== Information supplied
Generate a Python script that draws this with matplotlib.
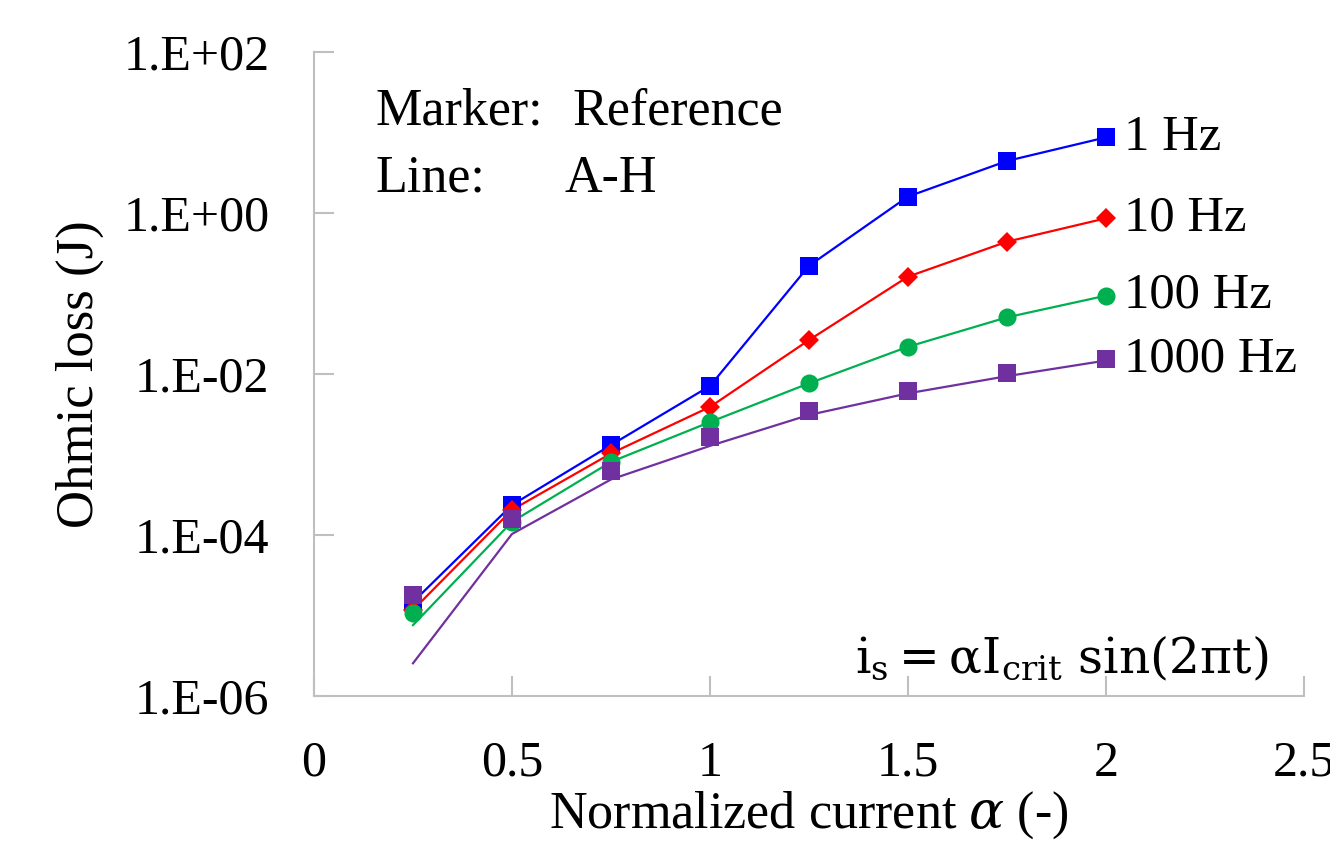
import matplotlib
matplotlib.use("Agg")
import matplotlib.pyplot as plt

plt.rcParams['font.family'] = ['Liberation Serif', 'DejaVu Serif']
plt.rcParams['mathtext.fontset'] = 'dejavuserif'

# normalized current
alpha = [0.25, 0.5, 0.75, 1.0, 1.25, 1.5, 1.75, 2.0]

freqs = ['1 Hz', '10 Hz', '100 Hz', '1000 Hz']

# reference model (markers)
ref_1 = [1.47e-5, 2.36e-4, 1.31e-3, 7.1e-3, 0.221, 1.6, 4.43, 8.7]
ref_10 = [1.17e-5, 2.05e-4, 1.03e-3, 3.9e-3, 0.0264, 0.162, 0.44, 0.86]
ref_100 = [1.06e-5, 1.46e-4, 8.1e-4, 2.53e-3, 7.66e-3, 0.0218, 0.0506, 0.094]
ref_1000 = [1.8e-5, 1.58e-4, 6.2e-4, 1.65e-3, 3.5e-3, 6.2e-3, 0.0102, 0.0154]

# A-H model (lines)
ah_1 = [1.47e-5, 2.36e-4, 1.31e-3, 7.1e-3, 0.221, 1.6, 4.43, 8.7]
ah_10 = [1.17e-5, 2.05e-4, 1.03e-3, 3.9e-3, 0.0264, 0.162, 0.44, 0.86]
ah_100 = [7.6e-6, 1.46e-4, 8.1e-4, 2.53e-3, 7.66e-3, 0.0218, 0.0506, 0.094]
ah_1000 = [2.55e-6, 1.03e-4, 4.9e-4, 1.28e-3, 3.1e-3, 5.75e-3, 9.4e-3, 0.0147]

xticks = [0, 0.5, 1, 1.5, 2, 2.5]
xtick_labels = ['0', '0.5', '1', '1.5', '2', '2.5']
yticks = [1e-6, 1e-4, 1e-2, 1e0, 1e2]
ytick_labels = ['1.E-06', '1.E-04', '1.E-02', '1.E+00', '1.E+02']

refs = [ref_1, ref_10, ref_100, ref_1000]
lines = [ah_1, ah_10, ah_100, ah_1000]
colors = ['#0000FF', '#FF0000', '#00B050', '#7030A0']
markers = ['s', 'D', 'o', 's']
msizes = [13, 10, 13, 13]

fig = plt.figure(figsize=(13.3, 8.42), dpi=100)
ax = fig.add_axes([314/1330, 1 - 696/842, 990/1330, 644/842])

for r, l, c, m, ms, name in zip(refs, lines, colors, markers, msizes, freqs):
    ax.plot(alpha, l, color=c, lw=1.6, zorder=2)
    ax.plot(alpha, r, linestyle='none', marker=m, ms=ms, color=c,
            markeredgewidth=0, zorder=3)
    ax.annotate(name, xy=(alpha[-1], r[-1]), xytext=(13, 0),
                textcoords='offset points', ha='left', va='center',
                fontsize=36.5)

ax.set_yscale('log')
ax.set_xlim(0, 2.5)
ax.set_ylim(1e-6, 1e2)
ax.set_xticks(xticks)
ax.set_xticklabels(xtick_labels)
ax.set_yticks(yticks)
ax.set_yticklabels(ytick_labels)
ax.minorticks_off()

for s in ['top', 'right']:
    ax.spines[s].set_visible(False)
for s in ['left', 'bottom']:
    ax.spines[s].set_color('#BFBFBF')
    ax.spines[s].set_linewidth(1.5)

ax.tick_params(axis='both', direction='in', length=14.5, width=1.5,
               color='#BFBFBF', labelsize=36)
ax.tick_params(axis='x', pad=32)
ax.tick_params(axis='y', pad=32)

ax.set_xlabel(r'Normalized current $\alpha$ (-)', fontsize=37.5, labelpad=2)
ax.set_ylabel('Ohmic loss (J)', fontsize=38, labelpad=14)

ax.text(0.0626, 0.887, 'Marker:', transform=ax.transAxes, fontsize=37.5,
        va='baseline')
ax.text(0.261, 0.887, 'Reference', transform=ax.transAxes, fontsize=37.5,
        va='baseline')
ax.text(0.0626, 0.783, 'Line:', transform=ax.transAxes, fontsize=37.5,
        va='baseline')
ax.text(0.253, 0.783, 'A-H', transform=ax.transAxes, fontsize=37.5,
        va='baseline')

ax.text(0.9636, 0.037, r'$\mathrm{i_s = \alpha I_{crit}\ sin(2\pi t)}$',
        transform=ax.transAxes, fontsize=35, ha='right', va='baseline')

fig.savefig('out.png', dpi=100)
====
Leave out the pictures, then repeat the listing above exactly from its first line to the line with "6.2e-3, 0.0102, 0.0154]", inclusive.

▶ [Answer to the problem]:
Generate a Python script that draws this with matplotlib.
import matplotlib
matplotlib.use("Agg")
import matplotlib.pyplot as plt

plt.rcParams['font.family'] = ['Liberation Serif', 'DejaVu Serif']
plt.rcParams['mathtext.fontset'] = 'dejavuserif'

# normalized current
alpha = [0.25, 0.5, 0.75, 1.0, 1.25, 1.5, 1.75, 2.0]

freqs = ['1 Hz', '10 Hz', '100 Hz', '1000 Hz']

# reference model (markers)
ref_1 = [1.47e-5, 2.36e-4, 1.31e-3, 7.1e-3, 0.221, 1.6, 4.43, 8.7]
ref_10 = [1.17e-5, 2.05e-4, 1.03e-3, 3.9e-3, 0.0264, 0.162, 0.44, 0.86]
ref_100 = [1.06e-5, 1.46e-4, 8.1e-4, 2.53e-3, 7.66e-3, 0.0218, 0.0506, 0.094]
ref_1000 = [1.8e-5, 1.58e-4, 6.2e-4, 1.65e-3, 3.5e-3, 6.2e-3, 0.0102, 0.0154]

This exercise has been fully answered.